> Information provided:
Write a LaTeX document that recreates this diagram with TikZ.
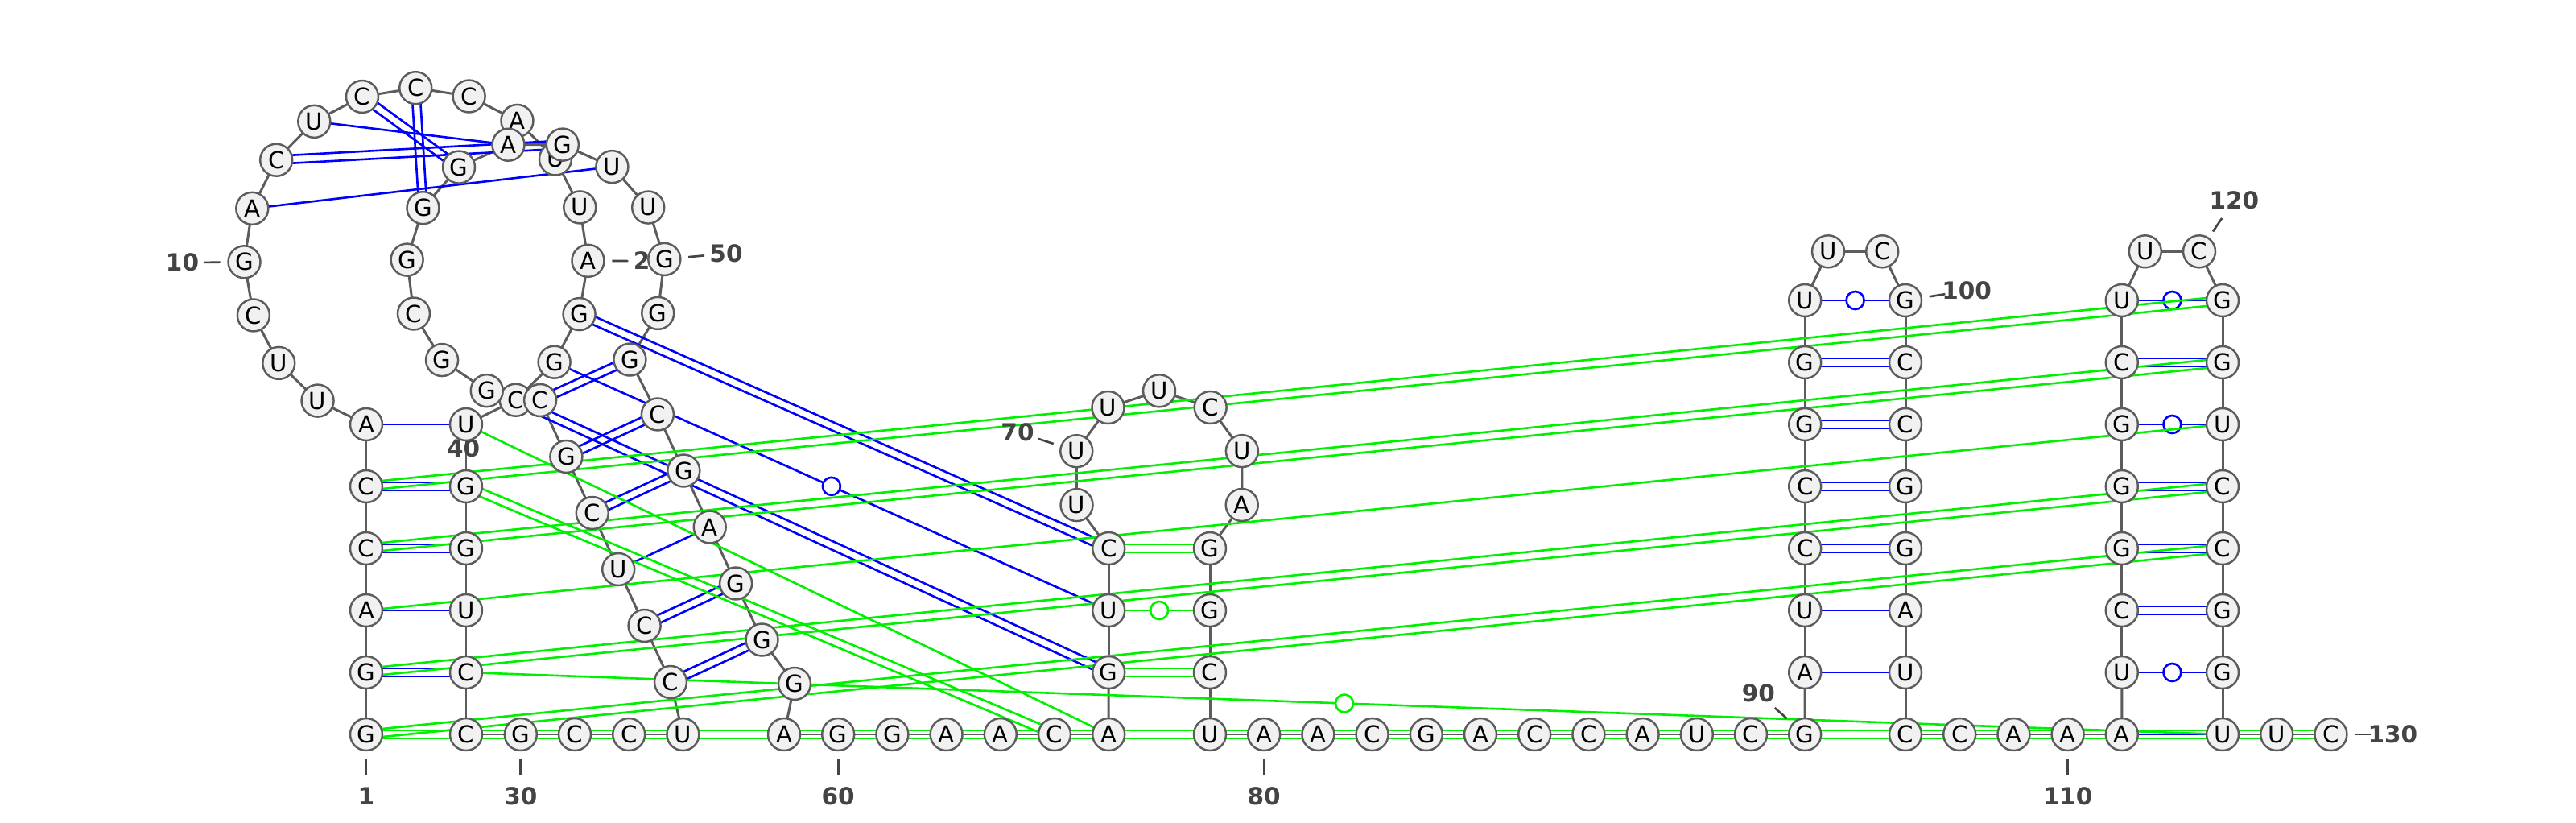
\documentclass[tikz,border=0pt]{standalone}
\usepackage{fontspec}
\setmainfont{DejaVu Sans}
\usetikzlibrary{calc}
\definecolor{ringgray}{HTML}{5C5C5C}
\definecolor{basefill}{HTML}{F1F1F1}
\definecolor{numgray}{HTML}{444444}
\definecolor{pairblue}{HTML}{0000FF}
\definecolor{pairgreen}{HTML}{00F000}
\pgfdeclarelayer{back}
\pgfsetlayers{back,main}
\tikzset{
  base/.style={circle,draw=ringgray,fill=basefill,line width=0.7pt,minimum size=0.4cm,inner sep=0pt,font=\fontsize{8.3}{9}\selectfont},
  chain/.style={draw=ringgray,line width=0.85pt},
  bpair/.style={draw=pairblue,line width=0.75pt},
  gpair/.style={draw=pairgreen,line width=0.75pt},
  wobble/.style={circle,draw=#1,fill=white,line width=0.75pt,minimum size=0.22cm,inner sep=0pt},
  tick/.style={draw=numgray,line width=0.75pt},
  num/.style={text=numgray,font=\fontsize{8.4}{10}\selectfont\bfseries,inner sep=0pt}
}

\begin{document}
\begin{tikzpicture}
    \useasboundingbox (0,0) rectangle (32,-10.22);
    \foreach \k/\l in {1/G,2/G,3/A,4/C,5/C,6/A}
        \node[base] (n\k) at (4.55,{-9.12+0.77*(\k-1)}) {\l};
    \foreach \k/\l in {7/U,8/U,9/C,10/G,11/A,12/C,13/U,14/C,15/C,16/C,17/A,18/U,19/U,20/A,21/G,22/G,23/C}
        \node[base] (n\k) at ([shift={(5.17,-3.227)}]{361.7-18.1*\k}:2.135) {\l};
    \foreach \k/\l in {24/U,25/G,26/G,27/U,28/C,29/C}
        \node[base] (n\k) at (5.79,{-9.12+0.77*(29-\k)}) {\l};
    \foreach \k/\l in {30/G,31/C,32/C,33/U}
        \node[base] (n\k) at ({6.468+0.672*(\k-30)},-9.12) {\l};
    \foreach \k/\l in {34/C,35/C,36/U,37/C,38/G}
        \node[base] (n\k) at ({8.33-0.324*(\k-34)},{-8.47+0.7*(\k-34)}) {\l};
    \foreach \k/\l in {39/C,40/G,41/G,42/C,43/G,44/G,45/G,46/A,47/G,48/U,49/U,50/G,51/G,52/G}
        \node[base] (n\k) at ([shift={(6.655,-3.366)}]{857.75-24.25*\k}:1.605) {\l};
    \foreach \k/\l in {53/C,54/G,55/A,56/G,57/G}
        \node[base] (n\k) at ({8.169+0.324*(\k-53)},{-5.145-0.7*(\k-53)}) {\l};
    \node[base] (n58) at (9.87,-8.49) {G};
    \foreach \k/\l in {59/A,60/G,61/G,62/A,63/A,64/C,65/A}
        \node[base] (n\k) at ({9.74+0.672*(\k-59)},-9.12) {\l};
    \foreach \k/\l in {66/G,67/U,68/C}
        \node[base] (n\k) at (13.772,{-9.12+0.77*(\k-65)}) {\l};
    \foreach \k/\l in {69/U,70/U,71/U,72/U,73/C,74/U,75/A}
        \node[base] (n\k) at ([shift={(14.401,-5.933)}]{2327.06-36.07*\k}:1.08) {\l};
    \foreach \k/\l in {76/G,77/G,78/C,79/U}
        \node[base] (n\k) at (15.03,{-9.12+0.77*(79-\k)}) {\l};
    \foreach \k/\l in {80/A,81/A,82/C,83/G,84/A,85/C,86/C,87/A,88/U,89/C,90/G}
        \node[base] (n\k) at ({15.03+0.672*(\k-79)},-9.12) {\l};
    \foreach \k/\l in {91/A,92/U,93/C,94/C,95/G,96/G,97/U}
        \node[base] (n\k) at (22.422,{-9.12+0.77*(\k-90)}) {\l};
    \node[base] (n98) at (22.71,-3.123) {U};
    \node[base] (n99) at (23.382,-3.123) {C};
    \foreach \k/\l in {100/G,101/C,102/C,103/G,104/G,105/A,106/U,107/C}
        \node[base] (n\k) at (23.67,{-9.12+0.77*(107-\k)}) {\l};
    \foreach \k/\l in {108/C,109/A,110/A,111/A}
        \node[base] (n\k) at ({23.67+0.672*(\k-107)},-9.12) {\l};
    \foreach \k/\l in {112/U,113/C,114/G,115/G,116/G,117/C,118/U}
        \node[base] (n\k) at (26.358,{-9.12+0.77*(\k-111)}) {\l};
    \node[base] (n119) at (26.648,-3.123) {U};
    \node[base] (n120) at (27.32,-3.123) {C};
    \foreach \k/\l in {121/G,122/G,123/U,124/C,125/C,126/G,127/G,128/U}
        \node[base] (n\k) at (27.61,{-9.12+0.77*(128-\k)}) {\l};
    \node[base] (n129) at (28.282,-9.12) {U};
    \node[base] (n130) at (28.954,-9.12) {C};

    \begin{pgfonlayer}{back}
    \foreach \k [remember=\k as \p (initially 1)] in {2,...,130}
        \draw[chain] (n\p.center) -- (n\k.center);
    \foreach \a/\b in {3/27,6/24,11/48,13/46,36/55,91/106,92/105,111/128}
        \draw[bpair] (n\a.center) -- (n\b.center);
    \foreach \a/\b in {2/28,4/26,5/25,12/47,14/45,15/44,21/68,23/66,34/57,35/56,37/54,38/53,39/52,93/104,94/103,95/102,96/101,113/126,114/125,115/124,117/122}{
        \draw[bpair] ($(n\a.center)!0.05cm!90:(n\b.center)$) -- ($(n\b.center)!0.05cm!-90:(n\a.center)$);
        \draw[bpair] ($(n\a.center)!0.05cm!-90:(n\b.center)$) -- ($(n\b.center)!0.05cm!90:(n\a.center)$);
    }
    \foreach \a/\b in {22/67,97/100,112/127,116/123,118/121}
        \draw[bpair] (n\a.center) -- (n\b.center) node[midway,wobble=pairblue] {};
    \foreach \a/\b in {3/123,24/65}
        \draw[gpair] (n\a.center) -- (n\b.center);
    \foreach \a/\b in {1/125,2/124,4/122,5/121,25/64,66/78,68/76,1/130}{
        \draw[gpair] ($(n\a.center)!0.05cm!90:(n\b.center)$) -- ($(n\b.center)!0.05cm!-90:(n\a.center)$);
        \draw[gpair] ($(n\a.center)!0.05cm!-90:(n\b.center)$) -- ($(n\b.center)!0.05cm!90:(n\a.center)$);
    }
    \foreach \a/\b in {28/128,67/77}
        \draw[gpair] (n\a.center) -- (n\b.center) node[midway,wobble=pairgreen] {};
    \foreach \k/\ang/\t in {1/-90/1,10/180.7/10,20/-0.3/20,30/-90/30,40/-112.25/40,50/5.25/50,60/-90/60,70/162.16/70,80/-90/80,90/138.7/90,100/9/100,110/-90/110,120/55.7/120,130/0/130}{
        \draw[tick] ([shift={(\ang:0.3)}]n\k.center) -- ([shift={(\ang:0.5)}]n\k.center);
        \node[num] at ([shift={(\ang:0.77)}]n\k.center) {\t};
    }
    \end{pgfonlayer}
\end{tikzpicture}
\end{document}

> Prompt: Set the listing down in full and exactly. Pictures within it should not appear in the copy.

> Completed task:
Write a LaTeX document that recreates this diagram with TikZ.
\documentclass[tikz,border=0pt]{standalone}
\usepackage{fontspec}
\setmainfont{DejaVu Sans}
\usetikzlibrary{calc}
\definecolor{ringgray}{HTML}{5C5C5C}
\definecolor{basefill}{HTML}{F1F1F1}
\definecolor{numgray}{HTML}{444444}
\definecolor{pairblue}{HTML}{0000FF}
\definecolor{pairgreen}{HTML}{00F000}
\pgfdeclarelayer{back}
\pgfsetlayers{back,main}
\tikzset{
  base/.style={circle,draw=ringgray,fill=basefill,line width=0.7pt,minimum size=0.4cm,inner sep=0pt,font=\fontsize{8.3}{9}\selectfont},
  chain/.style={draw=ringgray,line width=0.85pt},
  bpair/.style={draw=pairblue,line width=0.75pt},
  gpair/.style={draw=pairgreen,line width=0.75pt},
  wobble/.style={circle,draw=#1,fill=white,line width=0.75pt,minimum size=0.22cm,inner sep=0pt},
  tick/.style={draw=numgray,line width=0.75pt},
  num/.style={text=numgray,font=\fontsize{8.4}{10}\selectfont\bfseries,inner sep=0pt}
}

\begin{document}
\begin{tikzpicture}
    \useasboundingbox (0,0) rectangle (32,-10.22);
    \foreach \k/\l in {1/G,2/G,3/A,4/C,5/C,6/A}
        \node[base] (n\k) at (4.55,{-9.12+0.77*(\k-1)}) {\l};
    \foreach \k/\l in {7/U,8/U,9/C,10/G,11/A,12/C,13/U,14/C,15/C,16/C,17/A,18/U,19/U,20/A,21/G,22/G,23/C}
        \node[base] (n\k) at ([shift={(5.17,-3.227)}]{361.7-18.1*\k}:2.135) {\l};
    \foreach \k/\l in {24/U,25/G,26/G,27/U,28/C,29/C}
        \node[base] (n\k) at (5.79,{-9.12+0.77*(29-\k)}) {\l};
    \foreach \k/\l in {30/G,31/C,32/C,33/U}
        \node[base] (n\k) at ({6.468+0.672*(\k-30)},-9.12) {\l};
    \foreach \k/\l in {34/C,35/C,36/U,37/C,38/G}
        \node[base] (n\k) at ({8.33-0.324*(\k-34)},{-8.47+0.7*(\k-34)}) {\l};
    \foreach \k/\l in {39/C,40/G,41/G,42/C,43/G,44/G,45/G,46/A,47/G,48/U,49/U,50/G,51/G,52/G}
        \node[base] (n\k) at ([shift={(6.655,-3.366)}]{857.75-24.25*\k}:1.605) {\l};
    \foreach \k/\l in {53/C,54/G,55/A,56/G,57/G}
        \node[base] (n\k) at ({8.169+0.324*(\k-53)},{-5.145-0.7*(\k-53)}) {\l};
    \node[base] (n58) at (9.87,-8.49) {G};
    \foreach \k/\l in {59/A,60/G,61/G,62/A,63/A,64/C,65/A}
        \node[base] (n\k) at ({9.74+0.672*(\k-59)},-9.12) {\l};
    \foreach \k/\l in {66/G,67/U,68/C}
        \node[base] (n\k) at (13.772,{-9.12+0.77*(\k-65)}) {\l};
    \foreach \k/\l in {69/U,70/U,71/U,72/U,73/C,74/U,75/A}
        \node[base] (n\k) at ([shift={(14.401,-5.933)}]{2327.06-36.07*\k}:1.08) {\l};
    \foreach \k/\l in {76/G,77/G,78/C,79/U}
        \node[base] (n\k) at (15.03,{-9.12+0.77*(79-\k)}) {\l};
    \foreach \k/\l in {80/A,81/A,82/C,83/G,84/A,85/C,86/C,87/A,88/U,89/C,90/G}
        \node[base] (n\k) at ({15.03+0.672*(\k-79)},-9.12) {\l};
    \foreach \k/\l in {91/A,92/U,93/C,94/C,95/G,96/G,97/U}
        \node[base] (n\k) at (22.422,{-9.12+0.77*(\k-90)}) {\l};
    \node[base] (n98) at (22.71,-3.123) {U};
    \node[base] (n99) at (23.382,-3.123) {C};
    \foreach \k/\l in {100/G,101/C,102/C,103/G,104/G,105/A,106/U,107/C}
        \node[base] (n\k) at (23.67,{-9.12+0.77*(107-\k)}) {\l};
    \foreach \k/\l in {108/C,109/A,110/A,111/A}
        \node[base] (n\k) at ({23.67+0.672*(\k-107)},-9.12) {\l};
    \foreach \k/\l in {112/U,113/C,114/G,115/G,116/G,117/C,118/U}
        \node[base] (n\k) at (26.358,{-9.12+0.77*(\k-111)}) {\l};
    \node[base] (n119) at (26.648,-3.123) {U};
    \node[base] (n120) at (27.32,-3.123) {C};
    \foreach \k/\l in {121/G,122/G,123/U,124/C,125/C,126/G,127/G,128/U}
        \node[base] (n\k) at (27.61,{-9.12+0.77*(128-\k)}) {\l};
    \node[base] (n129) at (28.282,-9.12) {U};
    \node[base] (n130) at (28.954,-9.12) {C};

    \begin{pgfonlayer}{back}
    \foreach \k [remember=\k as \p (initially 1)] in {2,...,130}
        \draw[chain] (n\p.center) -- (n\k.center);
    \foreach \a/\b in {3/27,6/24,11/48,13/46,36/55,91/106,92/105,111/128}
        \draw[bpair] (n\a.center) -- (n\b.center);
    \foreach \a/\b in {2/28,4/26,5/25,12/47,14/45,15/44,21/68,23/66,34/57,35/56,37/54,38/53,39/52,93/104,94/103,95/102,96/101,113/126,114/125,115/124,117/122}{
        \draw[bpair] ($(n\a.center)!0.05cm!90:(n\b.center)$) -- ($(n\b.center)!0.05cm!-90:(n\a.center)$);
        \draw[bpair] ($(n\a.center)!0.05cm!-90:(n\b.center)$) -- ($(n\b.center)!0.05cm!90:(n\a.center)$);
    }
    \foreach \a/\b in {22/67,97/100,112/127,116/123,118/121}
        \draw[bpair] (n\a.center) -- (n\b.center) node[midway,wobble=pairblue] {};
    \foreach \a/\b in {3/123,24/65}
        \draw[gpair] (n\a.center) -- (n\b.center);
    \foreach \a/\b in {1/125,2/124,4/122,5/121,25/64,66/78,68/76,1/130}{
        \draw[gpair] ($(n\a.center)!0.05cm!90:(n\b.center)$) -- ($(n\b.center)!0.05cm!-90:(n\a.center)$);
        \draw[gpair] ($(n\a.center)!0.05cm!-90:(n\b.center)$) -- ($(n\b.center)!0.05cm!90:(n\a.center)$);
    }
    \foreach \a/\b in {28/128,67/77}
        \draw[gpair] (n\a.center) -- (n\b.center) node[midway,wobble=pairgreen] {};
    \foreach \k/\ang/\t in {1/-90/1,10/180.7/10,20/-0.3/20,30/-90/30,40/-112.25/40,50/5.25/50,60/-90/60,70/162.16/70,80/-90/80,90/138.7/90,100/9/100,110/-90/110,120/55.7/120,130/0/130}{
        \draw[tick] ([shift={(\ang:0.3)}]n\k.center) -- ([shift={(\ang:0.5)}]n\k.center);
        \node[num] at ([shift={(\ang:0.77)}]n\k.center) {\t};
    }
    \end{pgfonlayer}
\end{tikzpicture}
\end{document}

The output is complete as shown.